Olivares centra su análisis en ellos: los niños, niñas y adolescentes. «Ellos reciben los efectos concretos de las decisiones de los adultos y también son quienes generacionalmente van a recibir los efectos más directos del cambio», señala. En ellos, como muestra el estudio que elaboró la Defensoría de la Niñez sobre los afectados por la emergencia ambiental en Quintero y Puchuncaví, los efectos emocionales también son intensos.

«Lo primero que se ve es que los servicios públicos no les creyeron y el efecto fue que se angustiaron más. También hubo un cambio en las formas de apropiarse del entorno que los perjudicó, porque dejaron de salir a jugar. La forma de cuidado de las familias fue restringirles que salieran de la casa», cuenta. «Un niño que deja de jugar es uno que va a tener dificultades para establecer relaciones sociales, aprender a cuidarse, los limitan en términos de despliegue motor».

Otra población que percibe como afectada es la de los hijos de familias migrantes, un fenómeno que aumentará con las consecuencias de la crisis climática. «La mayoría de ellos no sabe por qué migraron, porque se trata de decisiones ‘adultas’ donde los niños no participan. El efecto es mucho malestar y angustia», agrega.

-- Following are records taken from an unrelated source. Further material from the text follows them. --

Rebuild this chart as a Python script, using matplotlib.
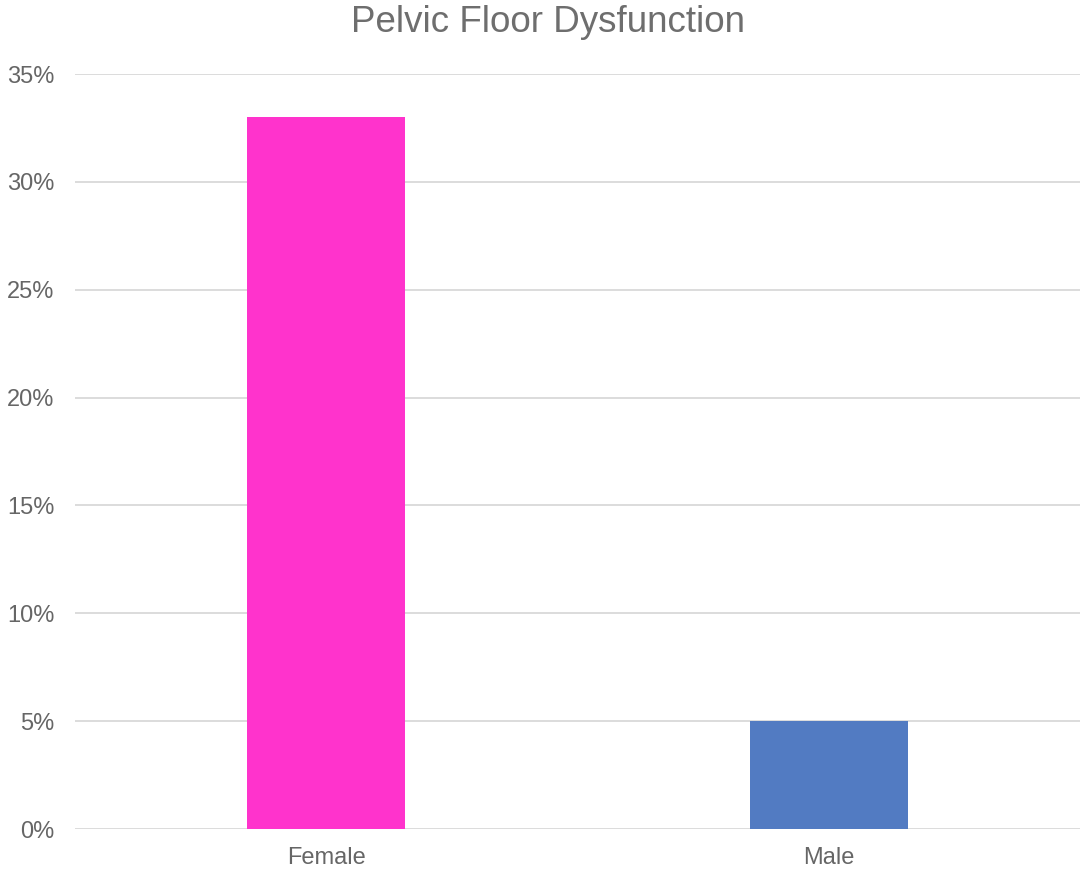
import matplotlib
matplotlib.use("Agg")
import matplotlib.pyplot as plt
from matplotlib.ticker import FuncFormatter, MultipleLocator

categories = ["Female", "Male"]
values = [33.0, 5.0]
colors = ["#FF33CC", "#527BC2"]

plt.rcParams['font.family'] = ['Liberation Sans', 'DejaVu Sans']

fig = plt.figure(figsize=(10.82, 8.72), dpi=100)
ax = fig.add_axes([75/1082, 1-829/872, (1080-75)/1082, (829-74)/872])

x = range(len(categories))
ax.bar(x, values, width=0.315, color=colors, zorder=3)
ax.set_xlim(-0.5, 1.5)
ax.set_ylim(0, 35)
ax.yaxis.set_major_locator(MultipleLocator(5))
ax.yaxis.set_major_formatter(FuncFormatter(lambda v, p: f"{int(round(v))}%"))
ax.set_xticks(list(x))
ax.set_xticklabels(categories)
ax.grid(axis='y', color='#D9D9D9', linewidth=1.3, zorder=0)
for s in ax.spines.values():
    s.set_visible(False)
ax.tick_params(axis='both', length=0, labelsize=17, colors='#666666')
ax.tick_params(axis='y', pad=15)
ax.tick_params(axis='x', pad=13)
fig.text(548/1082, 1-23/872, "Pelvic Floor Dysfunction", ha='center', va='center',
         fontsize=26.5, color='#6E6E6E')
fig.savefig("out.png", dpi=100)
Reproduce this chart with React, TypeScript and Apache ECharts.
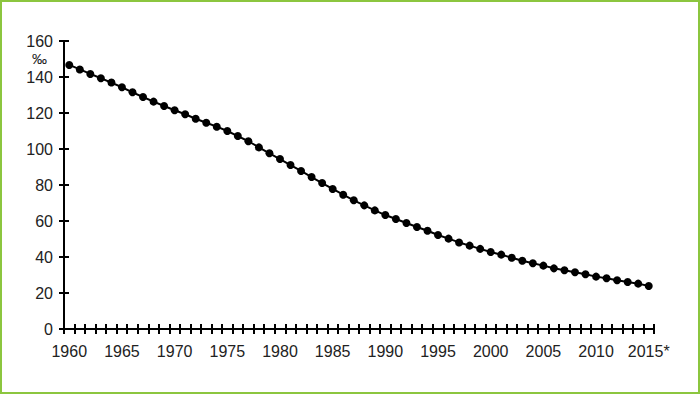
import React, { useEffect, useRef } from "react";
import * as echarts from "echarts";

const years: string[] = [
  "1960","1961","1962","1963","1964","1965","1966","1967","1968","1969",
  "1970","1971","1972","1973","1974","1975","1976","1977","1978","1979",
  "1980","1981","1982","1983","1984","1985","1986","1987","1988","1989",
  "1990","1991","1992","1993","1994","1995","1996","1997","1998","1999",
  "2000","2001","2002","2003","2004","2005","2006","2007","2008","2009",
  "2010","2011","2012","2013","2014","2015*",
];

const rates: number[] = [
  146.7, 144.2, 141.7, 139.3, 136.9, 134.3, 131.5, 128.9, 126.3, 123.9,
  121.5, 119.3, 116.8, 114.6, 112.4, 110.0, 107.2, 104.3, 100.9, 97.6,
  94.4, 91.1, 87.8, 84.4, 81.1, 77.8, 74.6, 71.5, 68.7, 65.9,
  63.3, 61.1, 58.9, 56.7, 54.6, 52.2, 50.2, 48.1, 46.3, 44.5,
  42.8, 41.3, 39.6, 37.9, 36.5, 35.2, 33.7, 32.6, 31.5, 30.4,
  29.1, 28.2, 27.1, 26.1, 25.2, 23.9,
];

const yMin = 0;
const yMax = 160;
const yStep = 20;
const unitLabel = "‰";

export default function App() {
  const ref = useRef<HTMLDivElement>(null);

  useEffect(() => {
    if (!ref.current) return;
    const chart = echarts.init(ref.current, null, { renderer: "svg" });
    const font = "'Liberation Sans', Arial, Helvetica, sans-serif";
    const gridBox = { left: 64, right: 46, top: 41, bottom: 65 };
    chart.setOption({
      animation: false,
      backgroundColor: "transparent",
      textStyle: { fontFamily: font },
      grid: [
        { ...gridBox, containLabel: false },
        { ...gridBox, containLabel: false },
      ],
      xAxis: [
        {
          type: "category",
          gridIndex: 0,
          data: years,
          boundaryGap: true,
          axisLine: { lineStyle: { color: "#000", width: 2 } },
          axisTick: { show: true, inside: false, length: 5, interval: 0, lineStyle: { color: "#000", width: 2 } },
          axisLabel: { interval: 4, margin: 14, color: "#222", fontSize: 16, fontFamily: font },
          splitLine: { show: false },
        },
        {
          type: "category",
          gridIndex: 1,
          data: years,
          boundaryGap: true,
          axisLine: { show: false },
          axisTick: { show: true, inside: true, length: 5, interval: 0, lineStyle: { color: "#000", width: 2 } },
          axisLabel: { show: false },
          splitLine: { show: false },
        },
      ],
      yAxis: [
        {
          type: "value",
          gridIndex: 0,
          min: yMin,
          max: yMax,
          interval: yStep,
          axisLine: { show: true, lineStyle: { color: "#000", width: 2 } },
          axisTick: { show: true, inside: false, length: 5, lineStyle: { color: "#000", width: 2 } },
          axisLabel: { margin: 11, color: "#222", fontSize: 16, fontFamily: font },
          splitLine: { show: false },
        },
        {
          type: "value",
          gridIndex: 1,
          min: yMin,
          max: yMax,
          interval: yStep,
          axisLine: { show: false },
          axisTick: { show: true, inside: true, length: 5, lineStyle: { color: "#000", width: 2 } },
          axisLabel: { show: false },
          splitLine: { show: false },
        },
      ],
      graphic: [
        {
          type: "text",
          left: 32,
          top: 51,
          style: { text: unitLabel, fontSize: 15, fill: "#222", fontFamily: font },
        },
      ],
      series: [
        {
          type: "line",
          xAxisIndex: 0,
          yAxisIndex: 0,
          data: rates,
          symbol: "circle",
          symbolSize: 8,
          showAllSymbol: true,
          lineStyle: { color: "#000", width: 2 },
          itemStyle: { color: "#000" },
        },
      ],
    });
    return () => chart.dispose();
  }, []);

  return (
    <div
      style={{
        position: "fixed",
        left: 0,
        top: 0,
        width: 700,
        height: 394,
        background: "#fff",
      }}
    >
      <div ref={ref} style={{ position: "absolute", left: 0, top: 0, width: 700, height: 394 }} />
      <div
        style={{
          position: "absolute",
          left: 0,
          top: 0,
          width: 700,
          height: 394,
          boxSizing: "border-box",
          border: "2px solid #8cc63f",
          pointerEvents: "none",
        }}
      />
    </div>
  );
}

Larraín añade otra arista. «¿Qué implica para un niño crecer en una zona que se llama ‘de sacrificio’? ¿Como se construye él como ser humano si el lugar donde vive está validado como sacrificado? Es tremendamente agresivo y brutal. En ese sentido, la sensación es principalmente una de muerte», señala.

Aunque reconoce que el discurso que se instala en torno a la crisis puede sonar «tremendamente angustiante», el psiquiatra dice que existe una salida. «La forma de mantenerte en pie es sentirte parte de una red que está trabajando en lo mismo. Cuando yo me desgasto y me canso, lo que hago es recordarme que hay otra persona en otro lugar que está haciendo lo que yo», cuenta. «No soy capaz de sostenerme por mí mismo. Es la red colectiva la que, al final, te sostiene».